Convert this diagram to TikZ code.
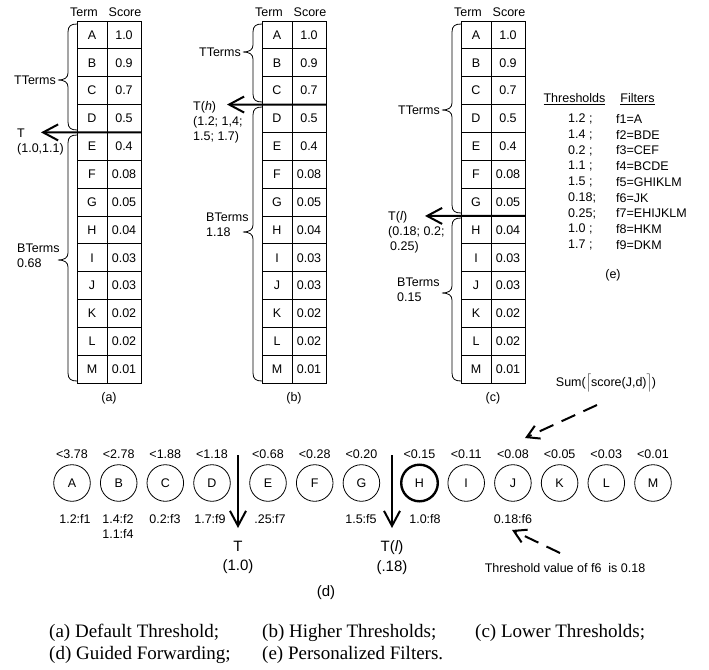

...

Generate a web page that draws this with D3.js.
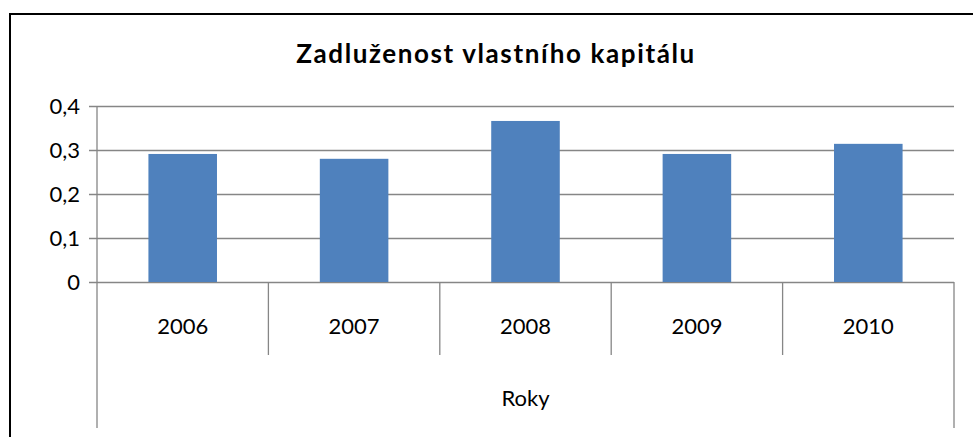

--

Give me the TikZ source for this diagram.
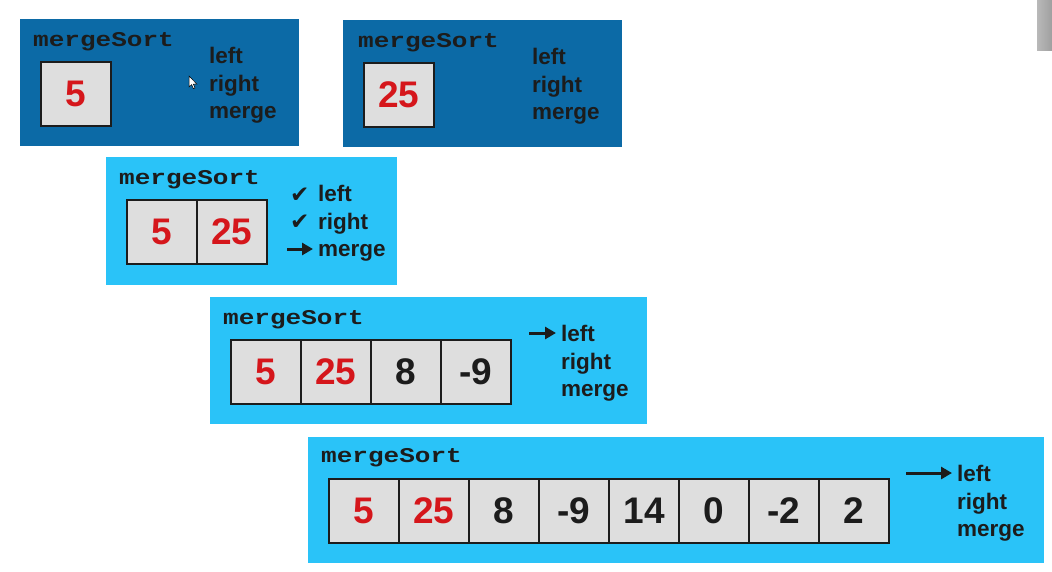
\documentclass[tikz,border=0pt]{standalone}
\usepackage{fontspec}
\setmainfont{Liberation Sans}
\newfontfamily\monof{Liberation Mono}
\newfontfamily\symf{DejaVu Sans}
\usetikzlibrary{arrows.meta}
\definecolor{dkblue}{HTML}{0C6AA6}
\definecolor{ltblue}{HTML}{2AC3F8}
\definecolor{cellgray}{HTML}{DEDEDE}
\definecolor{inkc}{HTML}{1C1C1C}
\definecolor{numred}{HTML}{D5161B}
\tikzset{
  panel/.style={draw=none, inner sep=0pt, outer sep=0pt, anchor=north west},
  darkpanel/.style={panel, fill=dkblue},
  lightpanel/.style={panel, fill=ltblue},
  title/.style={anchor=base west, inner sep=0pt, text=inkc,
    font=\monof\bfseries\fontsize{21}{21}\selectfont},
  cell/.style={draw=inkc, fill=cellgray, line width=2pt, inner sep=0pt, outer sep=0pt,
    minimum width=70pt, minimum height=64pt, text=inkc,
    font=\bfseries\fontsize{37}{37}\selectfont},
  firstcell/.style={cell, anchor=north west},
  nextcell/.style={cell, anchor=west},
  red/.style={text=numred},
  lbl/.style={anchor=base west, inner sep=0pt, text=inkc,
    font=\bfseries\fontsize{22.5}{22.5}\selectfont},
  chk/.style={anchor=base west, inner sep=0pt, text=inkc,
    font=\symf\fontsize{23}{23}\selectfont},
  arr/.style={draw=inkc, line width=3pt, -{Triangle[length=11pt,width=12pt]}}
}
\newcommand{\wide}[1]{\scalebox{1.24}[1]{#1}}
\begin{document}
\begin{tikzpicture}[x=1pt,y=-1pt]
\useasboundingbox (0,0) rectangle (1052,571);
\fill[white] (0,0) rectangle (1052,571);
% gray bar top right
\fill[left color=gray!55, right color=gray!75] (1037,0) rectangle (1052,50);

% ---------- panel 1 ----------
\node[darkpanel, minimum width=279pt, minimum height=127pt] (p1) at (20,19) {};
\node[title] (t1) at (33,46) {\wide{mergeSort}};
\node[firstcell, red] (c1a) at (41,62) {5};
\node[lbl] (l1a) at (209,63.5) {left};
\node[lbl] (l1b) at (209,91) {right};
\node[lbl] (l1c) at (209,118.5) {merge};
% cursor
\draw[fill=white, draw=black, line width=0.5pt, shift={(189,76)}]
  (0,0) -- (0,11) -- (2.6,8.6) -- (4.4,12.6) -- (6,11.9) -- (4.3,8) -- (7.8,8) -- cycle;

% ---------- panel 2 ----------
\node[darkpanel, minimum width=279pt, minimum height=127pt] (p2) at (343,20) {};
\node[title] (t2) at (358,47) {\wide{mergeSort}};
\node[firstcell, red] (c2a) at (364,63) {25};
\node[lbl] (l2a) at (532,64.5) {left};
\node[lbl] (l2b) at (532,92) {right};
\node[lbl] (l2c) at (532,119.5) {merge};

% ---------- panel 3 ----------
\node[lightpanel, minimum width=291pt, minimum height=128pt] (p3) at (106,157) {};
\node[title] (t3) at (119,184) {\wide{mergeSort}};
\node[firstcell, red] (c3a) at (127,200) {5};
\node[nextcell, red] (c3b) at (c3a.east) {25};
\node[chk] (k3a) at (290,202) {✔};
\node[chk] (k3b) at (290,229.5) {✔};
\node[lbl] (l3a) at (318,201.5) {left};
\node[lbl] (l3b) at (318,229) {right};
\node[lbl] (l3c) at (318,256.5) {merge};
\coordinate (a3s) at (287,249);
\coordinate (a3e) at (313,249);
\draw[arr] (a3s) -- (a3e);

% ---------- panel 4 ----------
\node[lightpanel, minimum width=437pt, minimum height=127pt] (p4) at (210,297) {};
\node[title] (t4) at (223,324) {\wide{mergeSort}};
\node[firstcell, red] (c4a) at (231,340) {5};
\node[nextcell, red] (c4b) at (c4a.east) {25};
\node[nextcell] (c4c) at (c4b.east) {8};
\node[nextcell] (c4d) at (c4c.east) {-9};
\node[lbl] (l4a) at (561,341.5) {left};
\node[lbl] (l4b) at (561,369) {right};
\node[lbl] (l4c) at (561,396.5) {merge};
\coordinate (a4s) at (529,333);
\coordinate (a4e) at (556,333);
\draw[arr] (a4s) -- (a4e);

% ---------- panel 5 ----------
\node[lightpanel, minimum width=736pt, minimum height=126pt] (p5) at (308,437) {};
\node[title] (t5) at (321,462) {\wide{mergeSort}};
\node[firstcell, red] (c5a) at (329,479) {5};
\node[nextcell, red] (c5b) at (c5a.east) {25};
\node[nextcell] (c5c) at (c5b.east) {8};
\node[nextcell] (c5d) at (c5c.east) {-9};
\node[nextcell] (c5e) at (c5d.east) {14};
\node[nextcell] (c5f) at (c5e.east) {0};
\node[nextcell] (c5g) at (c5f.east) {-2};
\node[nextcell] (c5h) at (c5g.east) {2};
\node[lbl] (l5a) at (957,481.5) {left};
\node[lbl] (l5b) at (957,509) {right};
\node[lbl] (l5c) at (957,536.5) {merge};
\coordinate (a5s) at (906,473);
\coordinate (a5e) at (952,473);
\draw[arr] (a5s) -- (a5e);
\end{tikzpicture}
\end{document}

EXERCISE BRIEF — Transcribe, leaving out pictures, each line from the one containing "Give me the TikZ source for this diagram." through the one containing "(0,0) -- (0,11)".

RESULT OF THIS TASK —
Give me the TikZ source for this diagram.
\documentclass[tikz,border=0pt]{standalone}
\usepackage{fontspec}
\setmainfont{Liberation Sans}
\newfontfamily\monof{Liberation Mono}
\newfontfamily\symf{DejaVu Sans}
\usetikzlibrary{arrows.meta}
\definecolor{dkblue}{HTML}{0C6AA6}
\definecolor{ltblue}{HTML}{2AC3F8}
\definecolor{cellgray}{HTML}{DEDEDE}
\definecolor{inkc}{HTML}{1C1C1C}
\definecolor{numred}{HTML}{D5161B}
\tikzset{
  panel/.style={draw=none, inner sep=0pt, outer sep=0pt, anchor=north west},
  darkpanel/.style={panel, fill=dkblue},
  lightpanel/.style={panel, fill=ltblue},
  title/.style={anchor=base west, inner sep=0pt, text=inkc,
    font=\monof\bfseries\fontsize{21}{21}\selectfont},
  cell/.style={draw=inkc, fill=cellgray, line width=2pt, inner sep=0pt, outer sep=0pt,
    minimum width=70pt, minimum height=64pt, text=inkc,
    font=\bfseries\fontsize{37}{37}\selectfont},
  firstcell/.style={cell, anchor=north west},
  nextcell/.style={cell, anchor=west},
  red/.style={text=numred},
  lbl/.style={anchor=base west, inner sep=0pt, text=inkc,
    font=\bfseries\fontsize{22.5}{22.5}\selectfont},
  chk/.style={anchor=base west, inner sep=0pt, text=inkc,
    font=\symf\fontsize{23}{23}\selectfont},
  arr/.style={draw=inkc, line width=3pt, -{Triangle[length=11pt,width=12pt]}}
}
\newcommand{\wide}[1]{\scalebox{1.24}[1]{#1}}
\begin{document}
\begin{tikzpicture}[x=1pt,y=-1pt]
\useasboundingbox (0,0) rectangle (1052,571);
\fill[white] (0,0) rectangle (1052,571);
% gray bar top right
\fill[left color=gray!55, right color=gray!75] (1037,0) rectangle (1052,50);

% ---------- panel 1 ----------
\node[darkpanel, minimum width=279pt, minimum height=127pt] (p1) at (20,19) {};
\node[title] (t1) at (33,46) {\wide{mergeSort}};
\node[firstcell, red] (c1a) at (41,62) {5};
\node[lbl] (l1a) at (209,63.5) {left};
\node[lbl] (l1b) at (209,91) {right};
\node[lbl] (l1c) at (209,118.5) {merge};
% cursor
\draw[fill=white, draw=black, line width=0.5pt, shift={(189,76)}]
  (0,0) -- (0,11) -- (2.6,8.6) -- (4.4,12.6) -- (6,11.9) -- (4.3,8) -- (7.8,8) -- cycle;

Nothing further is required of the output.